My baby, Manzanita Stardust, “Ziggy”, quietly died in utero. It was like one day she was alive and the next, she just wasn’t. We went to see her at around 10 weeks, saw her little heart beating and felt the excitement of her presence – then when we went back at around 14 weeks, she was just… gone.

Nothing in my life had adequately prepared me for the pain of losing Ziggy. Nothing. That blindsided me like the proverbial freight train – it just whacked me down and flat out, pressed the living breath right out of me.

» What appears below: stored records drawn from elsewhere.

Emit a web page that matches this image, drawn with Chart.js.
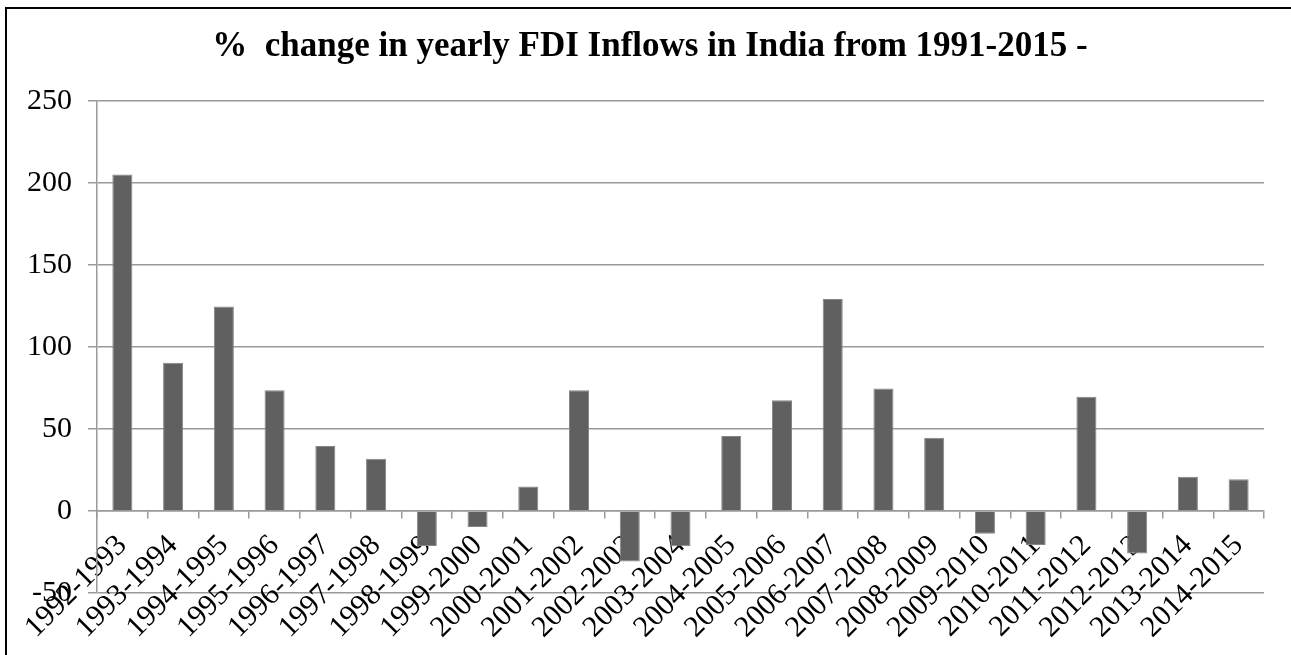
<!DOCTYPE html>
<html><head><meta charset="utf-8">
<script src="https://cdn.jsdelivr.net/npm/chart.js@4.4.0/dist/chart.umd.min.js"></script>
<style>
html,body{margin:0;padding:0;background:#fff;}
#wrap{position:relative;width:1291px;height:655px;overflow:hidden;background:#fff;}
#c{position:absolute;left:0;top:0;}
#frame{position:absolute;left:5px;top:7px;right:-10px;bottom:-10px;border-left:2px solid #000;border-top:2px solid #000;pointer-events:none;}
</style></head><body>
<div id="wrap"><canvas id="c" width="1291" height="655"></canvas><div id="frame"></div></div>
<script>
const titleText = '%  change in yearly FDI Inflows in India from 1991-2015 -';
const categories = ['1992-1993','1993-1994','1994-1995','1995-1996','1996-1997','1997-1998','1998-1999','1999-2000','2000-2001','2001-2002','2002-2003','2003-2004','2004-2005','2005-2006','2006-2007','2007-2008','2008-2009','2009-2010','2010-2011','2011-2012','2012-2013','2013-2014','2014-2015'];
const changePct = [205.2, 90.4, 124.7, 73.7, 39.6, 31.9, -21.3, -9.7, 14.9, 73.7, -30.8, -21.5, 45.7, 67.6, 129.3, 74.7, 44.7, -13.8, -20.7, 69.7, -25.9, 20.9, 19.3];
const yMin = -50, yMax = 250, yStep = 50;

const FONT = '"Liberation Serif", "Times New Roman", serif';
const GRID = '#9a9a9a';
const PAD_LEFT = 9;

new Chart(document.getElementById('c'), {
  type: 'bar',
  data: {
    labels: categories,
    datasets: [{
      data: changePct,
      backgroundColor: '#606060',
      borderColor: '#858585',
      borderWidth: 1,
      barPercentage: 0.395,
      categoryPercentage: 1.0
    }]
  },
  options: {
    responsive: false,
    devicePixelRatio: 1,
    animation: false,
    layout: { padding: { left: PAD_LEFT, right: 0, top: 0, bottom: 62 } },
    plugins: {
      legend: { display: false },
      tooltip: { enabled: false },
      title: {
        display: true,
        text: titleText,
        color: '#000',
        font: { family: FONT, size: 35, weight: 'bold', lineHeight: 1.2 },
        padding: { top: 26, bottom: 33 }
      }
    },
    scales: {
      x: {
        position: { y: 0 },
        z: 1,
        offset: true,
        grid: { display: true, drawOnChartArea: false, drawTicks: true, tickLength: 7, color: GRID, lineWidth: 1.5, offset: true },
        border: { display: true, color: GRID, width: 1.5 },
        ticks: {
          autoSkip: false, minRotation: 45, maxRotation: 45, padding: 10,
          color: '#000', font: { family: FONT, size: 30 }
        }
      },
      y: {
        min: yMin, max: yMax,
        afterFit: (s) => { s.width = 97 - PAD_LEFT; },
        grid: { color: GRID, lineWidth: 1.5, drawTicks: true, tickLength: 9 },
        border: { display: true, color: GRID, width: 1.5 },
        ticks: {
          stepSize: yStep, padding: 16,
          color: '#000', font: { family: FONT, size: 30 }
        }
      },
      yRightSpace: {
        position: 'right',
        display: true,
        afterFit: (s) => { s.width = 27; },
        grid: { display: false },
        border: { display: false },
        ticks: { display: false }
      }
    }
  }
});
</script>
</body></html>
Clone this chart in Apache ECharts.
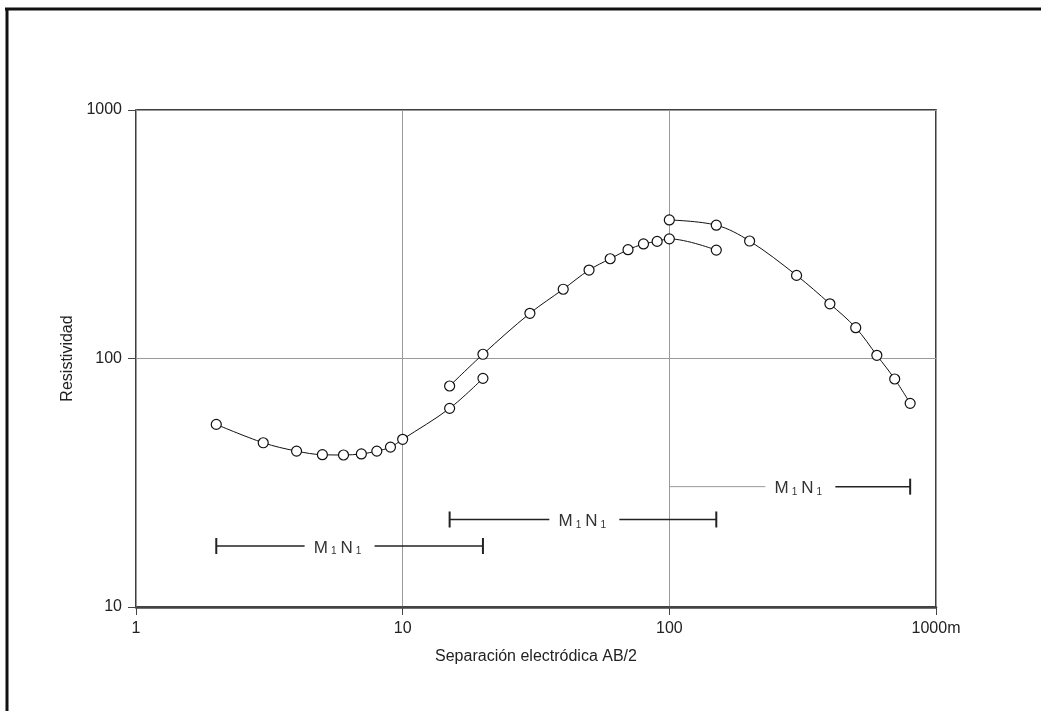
<!DOCTYPE html>
<html>
<head>
<meta charset="utf-8">
<script src="https://cdn.jsdelivr.net/npm/echarts@6/dist/echarts.min.js"></script>
<style>
html,body{margin:0;padding:0;background:#fff;}
#chart{width:1041px;height:711px;}
</style>
</head>
<body>
<div id="chart"></div>
<script>
// ---- data ----
var seg1X = [2, 3, 4, 5, 6, 7, 8, 9, 10, 15, 20];
var seg1Y = [54.3, 45.8, 42.4, 41.0, 40.9, 41.3, 42.4, 44.0, 47.3, 63, 83.2];
var seg2X = [15, 20, 30, 40, 50, 60, 70, 80, 90, 100, 150];
var seg2Y = [77.5, 104, 152, 190, 227, 252, 274, 289, 296, 303, 273];
var seg3X = [100, 150, 200, 300, 400, 500, 600, 700, 800];
var seg3Y = [361, 344, 297, 216, 166, 133, 103, 82.7, 66];

var barFrom = [2, 15, 100];
var barTo = [20, 150, 800];
var barLevel = [17.6, 22.5, 30.5];
var barLabelAt = [5.8, 48, 310];

var xTickLabels = {1: '1', 10: '10', 100: '100', 1000: '1000m'};
var yTickLabels = {10: '10', 100: '100', 1000: '1000'};

function pairs(xs, ys) { return xs.map(function (x, i) { return [x, ys[i]]; }); }
var barData = barFrom.map(function (f, i) { return [f, barTo[i], barLevel[i], barLabelAt[i]]; });

var chart = echarts.init(document.getElementById('chart'), null, {renderer: 'canvas'});
var FONT = 'Liberation Sans, Arial, sans-serif';

function lineSeries(data) {
  return {
    type: 'line',
    data: data,
    smooth: 0.35,
    symbol: 'circle',
    symbolSize: 10,
    showAllSymbol: true,
    lineStyle: {color: '#111', width: 1},
    itemStyle: {color: '#fff', borderColor: '#111', borderWidth: 1.2},
    z: 5,
    silent: true
  };
}

var option = {
  backgroundColor: '#fff',
  animation: false,
  grid: {left: 136, top: 110, right: 105, bottom: 104, show: true, borderColor: '#000', borderWidth: 1.5},
  graphic: [
    {type: 'line', shape: {x1: 5, y1: 9, x2: 1041, y2: 9}, style: {stroke: '#111', lineWidth: 3}},
    {type: 'line', shape: {x1: 7, y1: 8, x2: 7, y2: 711}, style: {stroke: '#111', lineWidth: 3}}
  ],
  xAxis: {
    type: 'log', logBase: 10, min: 1, max: 1000,
    name: 'Separación electródica AB/2', nameLocation: 'middle', nameGap: 42,
    nameTextStyle: {fontFamily: FONT, fontSize: 16, color: '#222'},
    axisLine: {lineStyle: {color: '#444', width: 2.5}},
    axisTick: {show: true, length: 8, lineStyle: {color: '#444', width: 1}},
    axisLabel: {fontFamily: FONT, fontSize: 16, color: '#222', margin: 14,
      formatter: function (v) { return xTickLabels[Math.round(v)] || ''; }},
    splitLine: {show: true, lineStyle: {color: '#999', width: 1}},
    minorTick: {show: false}
  },
  yAxis: {
    type: 'log', logBase: 10, min: 10, max: 1000,
    name: 'Resistividad', nameLocation: 'middle', nameGap: 60,
    nameTextStyle: {fontFamily: FONT, fontSize: 16, color: '#222'},
    axisLine: {lineStyle: {color: '#999', width: 1}},
    axisTick: {show: true, length: 8, lineStyle: {color: '#444', width: 1}},
    axisLabel: {fontFamily: FONT, fontSize: 16, color: '#222', margin: 14,
      formatter: function (v) { return yTickLabels[Math.round(v)] || ''; }},
    splitLine: {show: true, lineStyle: {color: '#999', width: 1}}
  },
  series: [
    lineSeries(pairs(seg1X, seg1Y)),
    lineSeries(pairs(seg2X, seg2Y)),
    lineSeries(pairs(seg3X, seg3Y)),
    {
      type: 'custom',
      data: barData,
      z: 4,
      silent: true,
      renderItem: function (params, api) {
        var i = params.dataIndex;
        var p1 = api.coord([api.value(0), api.value(2)]);
        var p2 = api.coord([api.value(1), api.value(2)]);
        var pc = api.coord([api.value(3), api.value(2)]);
        var gap = 35;
        var leftColor = (i === 2) ? '#999' : '#222';
        var leftWidth = (i === 2) ? 1 : 1.5;
        var children = [
          {type: 'line', shape: {x1: p1[0], y1: p1[1], x2: pc[0] - gap, y2: p1[1]},
            style: {stroke: leftColor, lineWidth: leftWidth}},
          {type: 'line', shape: {x1: pc[0] + gap, y1: p1[1], x2: p2[0], y2: p2[1]},
            style: {stroke: '#222', lineWidth: 1.5}},
          {type: 'line', shape: {x1: p2[0], y1: p2[1] - 8, x2: p2[0], y2: p2[1] + 8},
            style: {stroke: '#222', lineWidth: 2}},
          {type: 'text', x: pc[0], y: pc[1] + 2,
            style: {
              text: '{m|M}{s|1}{m|N}{s|1}',
              align: 'center', verticalAlign: 'middle',
              rich: {
                m: {fontFamily: FONT, fontSize: 17, fill: '#333', lineHeight: 17, verticalAlign: 'top'},
                s: {fontFamily: FONT, fontSize: 10, fill: '#333', lineHeight: 10, verticalAlign: 'bottom', padding: [11, 4, 0, 3]}
              }
            }}
        ];
        if (i !== 2) {
          children.push({type: 'line', shape: {x1: p1[0], y1: p1[1] - 8, x2: p1[0], y2: p1[1] + 8},
            style: {stroke: '#222', lineWidth: 2}});
        }
        return {type: 'group', children: children};
      }
    }
  ]
};
chart.setOption(option);
</script>
</body>
</html>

I went through a week of waiting through ripping pain, curled in fetal position, unable to sleep, night after night, simply washed up in writhe-worthy pain. Pain. Pain. More Pain. Pain of the misoprostol, pain from the cramping, pain from the drawn out “labor” of trying to pass the baby who had already died. Pain from my heart – why did I lose her? Pain from my soul – was it ME? It was ME, wasn’t it? I didn’t protect her well enough from all the stress in my life, my body failed me and I was a deeply wounded person.

My first-born, Micah, saved me then – in all that pain, he’d wrap his little body around me, and just lie still. He’d hold me. This small proof that somehow, in some way, I too could create living perfection.

When Ziggy finally passed out of me, I gathered her tiny body and put it in a beautiful hand-carved Japanese box that I had had for years. I placed her body on paper, love letters to her, letters of apology to her, and prayers for her lined the areas around the box. And then, in the cold, hazy fog of a Bay Area dawn, I buried her in her tiny box under a tree.

I probably broke a million laws in doing so.

But I needed to bury her in a place that was beautiful, needed to feel that she was cocooned by the trees, by nature around her, that her tiny self would return to the earth.

I said goodbye to Ziggy.

Goodbye to the child whose death actively contributed to Moxie’s life.

I stood there and prayed for my child that I’ll only meet when we are reunited in the next world, and felt my heart just about explode from gratitude for Moxie.

I can’t shake the feeling that somehow Ziggy came and left so I would accept Moxie. So that I would choose to keep her despite her prenatal Down syndrome diagnosis.

But I won’t know until I can ask her.